O jogo na calçada parecia de vida ou morte. Muito
embora Gaetaninho não estava ligando.
– Você conhecia o pai do Afonso, Beppino?
– Meu pai deu uma
vez na cara dele.
– Então você não vai
amanhã no enterro. Eu vou!
O Vicente protestou
indignado:
– Assim não jogo
mais ! O Gaetaninho está atrapalhando!
Gaetaninho voltou
para o seu posto de guardião. Tão cheio de responsabilidades.
O Nino veio correndo com a bolinha de meia. Chegou
bem perto. Com o tronco arqueado, as pernas dobradas, os braços estendidos, as
mãos abertas, Gaetaninho ficou pronto para a defesa.
– Passa pro Beppino!
Beppino deu dois passos e meteu o pé na bola. Com
todo o muque. Ela cobriu o guardião sardento e foi parar no meio da rua.
– Vá dar tiro no inferno!
– Cala a boca, palestrino!
– Traga a bola!
Gaetaninho saiu correndo. Antes de alcançar a bola
um bonde o pegou. Pegou e matou.
No bonde vinha o pai de Gaetaninho.
Agurizada assustada espalhou a notícia na noite.
– Sabe o Gaetaninho?
– Que é que tem?
– Amassou o bonde!
A vizinhança limpou com benzina suas roupas
domingueiras.
Às dezesseis horas do dia seguinte saiu um enterro
da Rua do Oriente e Gaetaninho não ia na boleia de nenhum dos carros do
acompanhamento. Lá no da frente dentro de um caixão fechado com flores pobres
por cima. Vestia a roupa marinheira, tinha as ligas, mas não levava a
palhetinha.
Quem na boleia de um dos carros do cortejo mirim
exibia soberbo terno vermelho que feria a vista da gente era o Beppino.
ESTUDO DO TEXTO
01. Qual era o sonho de
Gaetaninho?
02. Segundo o texto, por
que o sonho de Gaetaninho era de difícil realização?
03. Apesar de Beppino ter
atravessado de carro a cidade, por que não era vantagem, segundo o texto?
04. Por que Gaetaninho
ficou tão desapontado ao ser acordado pelo canto da Tia Filomena?
05. Por que Tia Filomena
teve um ataque de nervos quando soube do sonho de Gaetaninho?
06. Qual a atitude de
Gaetaninho diante da reação da tia?
07. Qual seria a provável
razão para Gaetaninho escolher seu Rubinho para o lugar da tia no sonho?
08. Como a família reagiu
diante do sonho de Gaetaninho?
09. Por que Vicente acusa
Gaetaninho de estar atrapalhando o jogo?
10. O que aconteceu com
Gaetaninho ao voltar para o jogo?
11. Qual a condição
socioeconômica de Gaetaninho?
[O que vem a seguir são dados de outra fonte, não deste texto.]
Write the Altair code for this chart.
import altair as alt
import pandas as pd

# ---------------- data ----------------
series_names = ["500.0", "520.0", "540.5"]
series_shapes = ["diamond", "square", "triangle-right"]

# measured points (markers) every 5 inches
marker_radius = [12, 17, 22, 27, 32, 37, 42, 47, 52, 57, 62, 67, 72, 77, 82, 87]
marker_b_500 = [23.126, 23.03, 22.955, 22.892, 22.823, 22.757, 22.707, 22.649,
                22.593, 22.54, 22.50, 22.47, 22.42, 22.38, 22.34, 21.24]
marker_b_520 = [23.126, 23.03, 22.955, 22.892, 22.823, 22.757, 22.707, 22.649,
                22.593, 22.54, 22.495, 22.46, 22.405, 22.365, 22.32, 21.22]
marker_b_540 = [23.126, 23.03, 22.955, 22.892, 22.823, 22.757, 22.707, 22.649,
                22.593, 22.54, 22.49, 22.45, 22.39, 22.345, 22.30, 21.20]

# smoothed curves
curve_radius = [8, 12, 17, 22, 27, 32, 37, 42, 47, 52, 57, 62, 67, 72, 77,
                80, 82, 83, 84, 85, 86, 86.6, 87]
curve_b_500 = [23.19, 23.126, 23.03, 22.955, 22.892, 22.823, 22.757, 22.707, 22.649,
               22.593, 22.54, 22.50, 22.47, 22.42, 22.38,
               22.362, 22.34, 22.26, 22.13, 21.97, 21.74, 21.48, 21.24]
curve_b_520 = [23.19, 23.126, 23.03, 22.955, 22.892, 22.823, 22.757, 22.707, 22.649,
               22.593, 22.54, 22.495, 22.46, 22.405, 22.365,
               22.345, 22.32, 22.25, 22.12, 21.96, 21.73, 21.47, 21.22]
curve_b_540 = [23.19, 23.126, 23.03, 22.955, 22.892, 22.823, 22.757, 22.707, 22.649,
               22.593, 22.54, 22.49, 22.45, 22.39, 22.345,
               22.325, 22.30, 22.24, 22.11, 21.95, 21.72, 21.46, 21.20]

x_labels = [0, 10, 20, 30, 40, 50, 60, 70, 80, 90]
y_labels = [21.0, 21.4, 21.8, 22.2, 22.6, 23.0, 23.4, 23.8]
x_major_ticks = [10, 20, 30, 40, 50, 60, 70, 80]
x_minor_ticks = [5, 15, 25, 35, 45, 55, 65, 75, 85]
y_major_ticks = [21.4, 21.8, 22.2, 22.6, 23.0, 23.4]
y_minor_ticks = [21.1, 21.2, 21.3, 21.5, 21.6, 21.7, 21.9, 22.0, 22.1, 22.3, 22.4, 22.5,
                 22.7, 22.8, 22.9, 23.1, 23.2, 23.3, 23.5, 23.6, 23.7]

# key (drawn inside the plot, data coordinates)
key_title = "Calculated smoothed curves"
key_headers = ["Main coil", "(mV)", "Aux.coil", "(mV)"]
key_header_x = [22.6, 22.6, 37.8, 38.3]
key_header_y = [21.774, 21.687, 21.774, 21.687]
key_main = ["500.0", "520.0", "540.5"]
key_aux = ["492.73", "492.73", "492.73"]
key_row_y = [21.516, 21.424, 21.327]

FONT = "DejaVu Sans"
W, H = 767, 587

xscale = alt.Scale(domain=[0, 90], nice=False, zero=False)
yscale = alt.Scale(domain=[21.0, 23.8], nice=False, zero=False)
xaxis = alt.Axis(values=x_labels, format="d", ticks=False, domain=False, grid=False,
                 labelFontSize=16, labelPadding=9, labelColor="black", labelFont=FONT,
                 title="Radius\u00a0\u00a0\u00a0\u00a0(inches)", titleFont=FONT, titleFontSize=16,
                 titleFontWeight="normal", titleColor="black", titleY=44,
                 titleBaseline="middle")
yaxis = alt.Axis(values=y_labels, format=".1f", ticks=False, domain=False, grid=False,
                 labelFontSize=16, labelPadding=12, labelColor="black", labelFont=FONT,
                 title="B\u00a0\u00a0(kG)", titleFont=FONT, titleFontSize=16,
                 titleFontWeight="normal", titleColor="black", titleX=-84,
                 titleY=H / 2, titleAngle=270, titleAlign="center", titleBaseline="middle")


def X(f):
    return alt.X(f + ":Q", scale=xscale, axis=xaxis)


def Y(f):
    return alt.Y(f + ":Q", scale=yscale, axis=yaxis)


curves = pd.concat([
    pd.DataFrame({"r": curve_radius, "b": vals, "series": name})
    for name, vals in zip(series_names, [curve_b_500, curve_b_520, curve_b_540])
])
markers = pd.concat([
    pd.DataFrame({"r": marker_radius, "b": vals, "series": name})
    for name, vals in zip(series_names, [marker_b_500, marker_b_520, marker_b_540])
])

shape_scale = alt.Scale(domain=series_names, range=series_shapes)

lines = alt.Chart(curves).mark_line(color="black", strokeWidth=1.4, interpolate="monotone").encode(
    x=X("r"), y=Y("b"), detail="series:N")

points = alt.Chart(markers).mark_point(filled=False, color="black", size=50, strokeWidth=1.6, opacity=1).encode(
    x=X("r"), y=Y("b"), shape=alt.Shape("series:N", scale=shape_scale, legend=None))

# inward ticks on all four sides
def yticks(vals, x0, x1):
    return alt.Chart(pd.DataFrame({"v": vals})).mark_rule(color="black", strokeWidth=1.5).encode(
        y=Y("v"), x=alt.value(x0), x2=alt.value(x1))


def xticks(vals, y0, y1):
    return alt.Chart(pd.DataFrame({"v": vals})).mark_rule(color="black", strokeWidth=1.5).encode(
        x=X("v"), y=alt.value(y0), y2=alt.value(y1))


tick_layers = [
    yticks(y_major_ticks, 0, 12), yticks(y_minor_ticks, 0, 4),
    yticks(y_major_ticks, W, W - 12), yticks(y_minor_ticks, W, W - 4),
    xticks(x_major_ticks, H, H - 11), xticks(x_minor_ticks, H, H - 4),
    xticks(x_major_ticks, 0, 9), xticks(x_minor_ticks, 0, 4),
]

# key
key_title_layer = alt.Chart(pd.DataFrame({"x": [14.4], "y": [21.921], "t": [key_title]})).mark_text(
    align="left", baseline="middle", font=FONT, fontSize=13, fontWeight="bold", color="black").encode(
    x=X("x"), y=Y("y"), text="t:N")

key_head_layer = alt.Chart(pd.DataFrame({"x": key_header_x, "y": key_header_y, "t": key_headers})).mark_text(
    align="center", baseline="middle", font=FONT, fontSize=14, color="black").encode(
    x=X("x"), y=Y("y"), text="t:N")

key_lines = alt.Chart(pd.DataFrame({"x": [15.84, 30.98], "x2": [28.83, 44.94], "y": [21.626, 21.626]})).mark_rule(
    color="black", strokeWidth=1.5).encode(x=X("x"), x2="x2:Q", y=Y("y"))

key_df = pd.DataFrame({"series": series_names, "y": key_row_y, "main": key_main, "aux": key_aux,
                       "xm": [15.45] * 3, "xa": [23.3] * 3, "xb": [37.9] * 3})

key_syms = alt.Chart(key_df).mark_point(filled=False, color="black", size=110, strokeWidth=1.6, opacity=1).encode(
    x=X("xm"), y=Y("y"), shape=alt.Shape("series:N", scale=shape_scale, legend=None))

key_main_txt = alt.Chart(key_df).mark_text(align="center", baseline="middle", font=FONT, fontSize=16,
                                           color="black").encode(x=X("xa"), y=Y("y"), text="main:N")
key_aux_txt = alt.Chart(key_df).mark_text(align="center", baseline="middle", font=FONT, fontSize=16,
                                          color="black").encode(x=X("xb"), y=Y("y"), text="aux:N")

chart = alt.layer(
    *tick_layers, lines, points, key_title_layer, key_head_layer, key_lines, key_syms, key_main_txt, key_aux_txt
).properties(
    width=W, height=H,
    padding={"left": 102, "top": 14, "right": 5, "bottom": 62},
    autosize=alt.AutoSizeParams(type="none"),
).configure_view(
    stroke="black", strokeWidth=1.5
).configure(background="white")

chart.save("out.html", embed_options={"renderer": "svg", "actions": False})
Comprove com elementos do texto ou trechos.
12. Qual é o foco narrativo
do conto e qual o tipo de narrador?
GABARITO
01. Andar de automóvel.
02. Porque a ralé quando muito andava de bonde e automóvel ou carro só
mesmo em dia de enterro ou casamento.
03. Porque ele tinha ido atrás da Tia Peronetta acompanhando seu
enterro até o cemitério do Araçá.
04. Porque ele estava sonhando com que estava andando de automóvel
sendo admirado pelas pessoas que estavam nas calçadas.
05. Porque no sonho Gaetaninho andava de automóvel acompanhando o
enterro dela, o que poderia ser um mau agouro.
06. Gaetaninho passa a contar o sonho numa nova versão escolhendo o
acendedor da Companhia de gás, seu Rubinho, para ser o defunto do sonho.
07. Porque seu Rubinho uma vez lhe deu um cocre danado de doído.
08. A família ficou alarmada e os irmãos aproveitaram para apostar no
bicho.
09. Porque ele estava conversando com Beppino sobre o enterro do pai
do Afonso.
10. Foi atropelado pelo bonde quando correu para pegar a bola de meia arremessada
que foi parar no meio da rua.
11. Gaetaninho fazia parte da classe baixa, operária. “Ali na Rua
Oriente a ralé quando muito andava de bonde.” O personagem jogava futebol com
bola de meia, o irmão trabalhava numa fábrica, os irmãos jogavam no bicho e as
flores que cobriam o caixão de Gaetaninho eram pobres.
12. O foco narrativo é em terceira pessoa e o tipo de narrador é observador onisciente pois conhece os pensamentos e intenções íntimas dos personagens.